Tuesday, 1 August 2017

Small Ray of Light

2017 has been, by almost every measure, a dismal season for the Toronto Blue Jays. The team began the season with its worst start in the 40 year history of the Blue Jays (and that included some pretty horrible expansion years back in the latter half of the 1970s), and following a brief flirtation with mediocrity in May (the team got to one game of the .500 mark, but never was able to even its record), have settled into the bottom of the American League's eastern division.

Following two consecutive years where Toronto reached the American League championship series (flaming out both times, 4-2 against Kansas City, and 4-1 versus Cleveland, respectively), the team now is pretty close to unwatchable - the GM mortgaged much of the future in each year trying to add expensive rental players like David Price. 

In contemporary baseball, teams not named "Red Sox" or "Yankees" with the cash on hand that these big-money teams enjoy, need to take advantage of the rare opportunities to go for championships when they present themselves. Prior to 2015, the Blue Jays not only had not made the playoffs, but had not finished within 10 games of a playoff spot since 1993. Competing in a division with teams that have the money to spend, and as important, the will to spend it, makes competition tough. So, one cannot really blame the management for going for it.

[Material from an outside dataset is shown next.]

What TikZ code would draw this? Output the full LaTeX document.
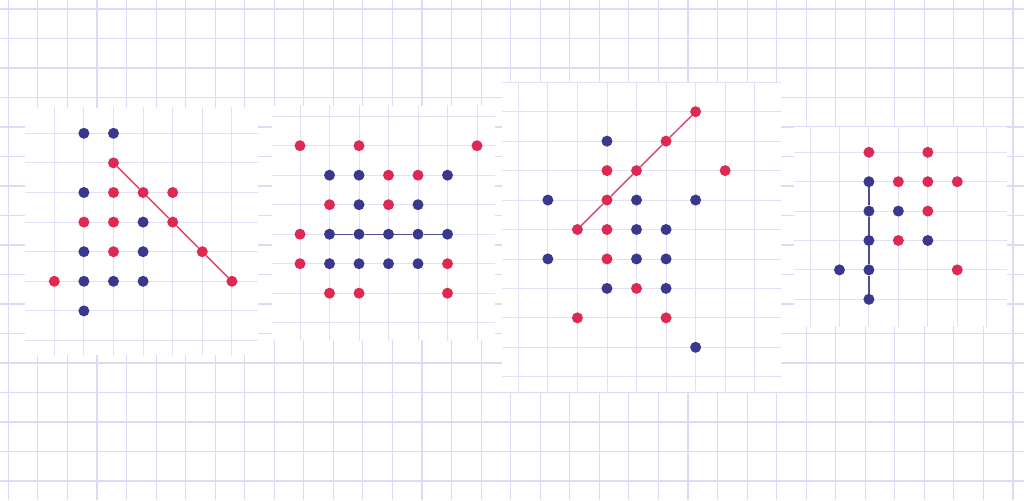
\documentclass[tikz,border=0pt]{standalone}
\usepackage{tikz}

\definecolor{penred}{RGB}{222,42,82}
\definecolor{penblue}{RGB}{58,56,140}
\definecolor{gridline}{RGB}{222,218,245}

\tikzset{
  bggrid/.style={draw=gridline, line width=1.1pt},
  cardgrid/.style={draw=gridline!85!white, line width=0.9pt},
  card/.style={fill=white},
  dot/.style={circle, inner sep=0pt, minimum size=11pt},
  rdot/.style={dot, fill=penred},
  bdot/.style={dot, fill=penblue},
  rline/.style={draw=penred!90!white, line width=1.4pt},
  bline/.style={draw=penblue!90!white, line width=1.2pt}
}

\begin{document}
\begin{tikzpicture}[x=1pt, y=-1pt]
    \useasboundingbox (0,0) rectangle (1024,500);
    \fill[white] (0,0) rectangle (1024,500);

    % Squared paper behind the cards
    \foreach \i in {0,...,34} {
        \draw[bggrid] ({8.3+29.55*\i},0) -- ++(0,500);
    }
    \foreach \j in {0,...,16} {
        \draw[bggrid] (0,{9+29.5*\j}) -- ++(1024,0);
    }

    % Card a: red diagonal going down
    \begin{scope}
        \clip (25,108) rectangle (258,355);
        \fill[card] (25,108) rectangle (258,355);
        \begin{scope}[shift={(54.3,133.3)}, x=29.6pt, y=-29.6pt]
            \foreach \i in {-1,...,7} {
                \draw[cardgrid] (\i,-1) -- (\i,9);
            }
            \foreach \j in {-1,...,8} {
                \draw[cardgrid] (-2,\j) -- (8,\j);
            }
            \foreach \x/\y in {1/0, 2/0, 1/2, 3/3, 1/4, 3/4, 1/5, 2/5, 3/5, 1/6} {
                \node[bdot] (a\x\y) at (\x,\y) {};
            }
            \foreach \x/\y in {2/1, 2/2, 3/2, 4/2, 1/3, 2/3, 4/3, 2/4, 5/4, 0/5, 6/5} {
                \node[rdot] (a\x\y) at (\x,\y) {};
            }
            \draw[rline] (a21) -- (a32) -- (a43) -- (a54) -- (a65);
        \end{scope}
    \end{scope}

    % Card b: blue row
    \begin{scope}
        \clip (272,106) rectangle (495,340);
        \fill[card] (272,106) rectangle (495,340);
        \begin{scope}[shift={(300,145.7)}, x=29.5pt, y=-29.5pt]
            \foreach \i in {-1,...,7} {
                \draw[cardgrid] (\i,-2) -- (\i,8);
            }
            \foreach \j in {-1,...,7} {
                \draw[cardgrid] (-2,\j) -- (8,\j);
            }
            \foreach \x/\y in {0/0, 2/0, 6/0, 3/1, 4/1, 1/2, 3/2, 0/3, 0/4, 5/4, 1/5, 2/5, 5/5} {
                \node[rdot] (b\x\y) at (\x,\y) {};
            }
            \foreach \x/\y in {1/1, 2/1, 5/1, 2/2, 4/2, 1/3, 2/3, 3/3, 4/3, 5/3, 1/4, 2/4, 3/4, 4/4} {
                \node[bdot] (b\x\y) at (\x,\y) {};
            }
            \draw[bline] (b13) -- (b23) -- (b33) -- (b43) -- (b53);
        \end{scope}
    \end{scope}

    % Card c: red diagonal going up
    \begin{scope}
        \clip (502,83) rectangle (781,392);
        \fill[card] (502,83) rectangle (781,392);
        \begin{scope}[shift={(518.3,111.7)}, x=29.55pt, y=-29.45pt]
            \foreach \i in {-1,...,9} {
                \draw[cardgrid] (\i,-2) -- (\i,11);
            }
            \foreach \j in {-1,...,10} {
                \draw[cardgrid] (-2,\j) -- (10,\j);
            }
            \foreach \x/\y in {6/0, 5/1, 3/2, 4/2, 7/2, 3/3, 2/4, 3/4, 3/5, 4/6, 2/7, 5/7} {
                \node[rdot] (c\x\y) at (\x,\y) {};
            }
            \foreach \x/\y in {3/1, 1/3, 4/3, 6/3, 4/4, 5/4, 1/5, 4/5, 5/5, 3/6, 5/6, 6/8} {
                \node[bdot] (c\x\y) at (\x,\y) {};
            }
            \draw[rline] (c24) -- (c33) -- (c42) -- (c51) -- (c60);
        \end{scope}
    \end{scope}

    % Card d: blue column
    \begin{scope}
        \clip (794,127) rectangle (1007,326);
        \fill[card] (794,127) rectangle (1007,326);
        \begin{scope}[shift={(810,152.3)}, x=29.45pt, y=-29.4pt]
            \foreach \i in {0,...,7} {
                \draw[cardgrid] (\i,-2) -- (\i,8);
            }
            \foreach \j in {-1,...,6} {
                \draw[cardgrid] (-2,\j) -- (8,\j);
            }
            \foreach \x/\y in {2/0, 4/0, 3/1, 4/1, 5/1, 4/2, 3/3, 5/4} {
                \node[rdot] (d\x\y) at (\x,\y) {};
            }
            \foreach \x/\y in {2/1, 2/2, 3/2, 2/3, 4/3, 1/4, 2/4, 2/5} {
                \node[bdot] (d\x\y) at (\x,\y) {};
            }
            \draw[bline] (d21) -- (d22) -- (d23) -- (d24) -- (d25);
        \end{scope}
    \end{scope}
\end{tikzpicture}
\end{document}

Following the binge, however, is the inevitable hangover, and the Blue Jays now find themselves with a roster of has-beens and never-weres. Toronto has one of the oldest lineups in the league, and field a team with pretty much no exciting young talent. Jose Bautista, the Norma Desmond of the SkyDome, is 37 years old, hitting .218 on an $18MM salary. The catching corps have a combined batting average of .386 - and that is achieved by adding together the averages of Russell Martin, Luke Maile, and Miguel Montero.

Today is the 'trade deadline,' where GM Mark Shapiro faces the inevitable day of reckoning, and Toronto this year are "sellers", but without much of value on the shelves. As of right now, they've unloaded Francisco Liriano, a somewhat heavy, 33 year old lefthander whose career record is 102-98. Not much one can command with options like that.

Yesterday is perhaps the highlight of the season. The Blue Jays went to the 9th inning against an almost equally shabby California Angels team (the Angels are a bit better at 51-55 than Toronto, who are 49-56, but not much) down 10-4. It look like another sweep. 

Lo and behold, the misfit toys managed a seven-run rally, including a two-out, walk-off grand slam by Steve Pearce. The six run deficit was the largest that the Blue Jays had ever overcome in the ninth inning of a game. Quite a shock.

Reminded me of better times - in June 1989, the Jays entered the seventh inning of a game in Boston, down 10-0. At the time, Toronto was ten games under .500, far back in the standings as well.

Aging catcher Ernie Whitt (the last of the original Blue Jays of 1977), swatted a grand slam of his own to top the comeback.

The video is here of Whitt - his swing has to be seen to be believed.
The Jays went on in extra innings to beat Boston 13-11, and eventually roared back from the AL East cellar to capture the pennant with a comeback win against Baltimore on the second to last day of the season (Frank "Whoosh" Wills picked up the win in relief), rallying for three runs in the last of the eighth to clinch, 4-3 over the Birds.

Every season - even a lost one like this - needs a moment. 

Yesterday, journeyman Steve Pearce gave Toronto its 2017 ray of light.